Changes compete not only on importance, but also on when and how they consume scarce competencies. An organisation may have the necessary skills available in principle, yet find them fully committed elsewhere. The resulting waiting time contributes directly to longer lead times and reduced predictability.
Without a clear understanding of change propagation, time-to-market estimates often rest on hope rather than control.
Change Propagation in Design
Change propagation frequently begins in design, but not all design impacts are equally visible.
Some impacts are relatively straightforward to identify, such as direct changes to the bill of materials. Others are more subtle. Geometric and interface-related changes often require detailed CAD analysis, while system-level or architectural impacts demand broader system understanding rather than inspection of individual artefacts.
The more abstract the dependency, the easier it is to overlook. Research into change propagation suggests that design changes can spread in non-linear ways, where seemingly minor modifications give rise to disproportionately large downstream effects.
Propagation into Development, Verification, and Approval
Design changes seldom end with updated drawings or models. They propagate into development work, affecting task definitions, sequencing, and resource allocation.
Changes frequently influence test scope, verification activities, and formal approval processes, particularly in regulated environments. When such implications are identified late, rework and retesting become unavoidable, often under significant time pressure.
Many schedule delays attributed to “engineering issues” originate at this stage, rather than in the initial design activity.
Propagation into Production and Service
Once the consequences of a change reach production or service, organisational flexibility is significantly reduced.
Typical impacts include modifications to tooling and fixtures, changes to production processes, updates to work instructions and documentation, and adjustments to service procedures and spare parts.
At this stage, even modest oversights can prove costly. Late discoveries are difficult to reverse and may result in temporary workarounds, quality risks, or delayed product launches.
Logistics and Supply Chain Effects
The effects of change on logistics and the supply chain are often underestimated.
Changes may result in obsolete or scrapped inventory, updated supplier specifications, altered lead times, and additional coordination or transport effort. Many of these costs can be avoided if downstream functions are aware of forthcoming changes early enough to respond.
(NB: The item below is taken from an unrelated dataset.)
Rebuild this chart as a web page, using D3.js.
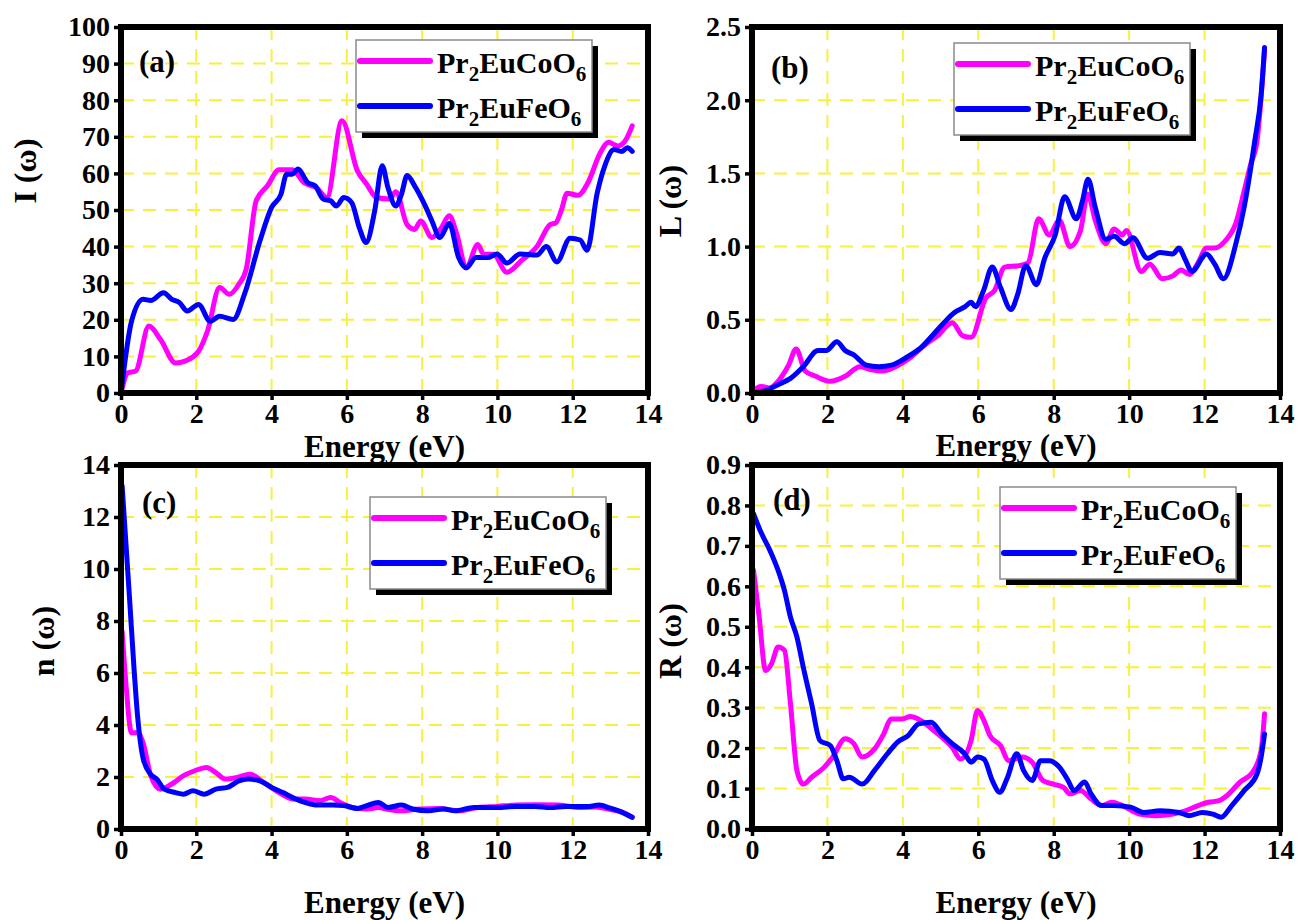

In the absence of early impact analysis, organisations are frequently forced into reactive responses rather than planned adjustments.
Impact Analysis as a Cross-Organisational Capability
Impact analysis is, by its nature, cross-organisational.
Although PDM, PLM, and ERP systems all provide forms of change management functionality, each remains largely confined to its own domain. PDM systems focus on design data, PLM systems on development workflows, and ERP systems on production, inventory, and cost. None of these systems, on their own, offers a complete view of enterprise-wide impact.
As a result, impact analysis often falls between systems and between organisational boundaries.
To be effective, impact analysis must draw input from engineering, production, supply chain, quality, and service, and must be applied before, during, and after change execution.
Before development, impact analysis supports informed prioritisation based on propagation risk, resource availability, anticipated lead time, and expected financial return.
During development, it enables coordination and adjustment as new information emerges, reducing waiting time, replanning, and the need for emergency changes.
After development, comparing actual outcomes with expected impact helps close the learning loop and improve future decision-making.
Impact analysis is not a checklist. It is an organisational capability.
Conclusion: Impact Analysis as a Means of Enterprise Control
Enterprise changes cross functional boundaries, systems, and responsibilities. They cannot be effectively managed through isolated workflows or approvals alone.
Impact analysis should not be understood as documentation, CAD analysis, or a software feature. Rather, it provides decision support, underpins planning, supports risk management, and protects capital investment.
Organisations that understand the consequences of change early are better positioned to move quickly and predictably, not by working harder, but by avoiding unnecessary rework, delays, and surprises.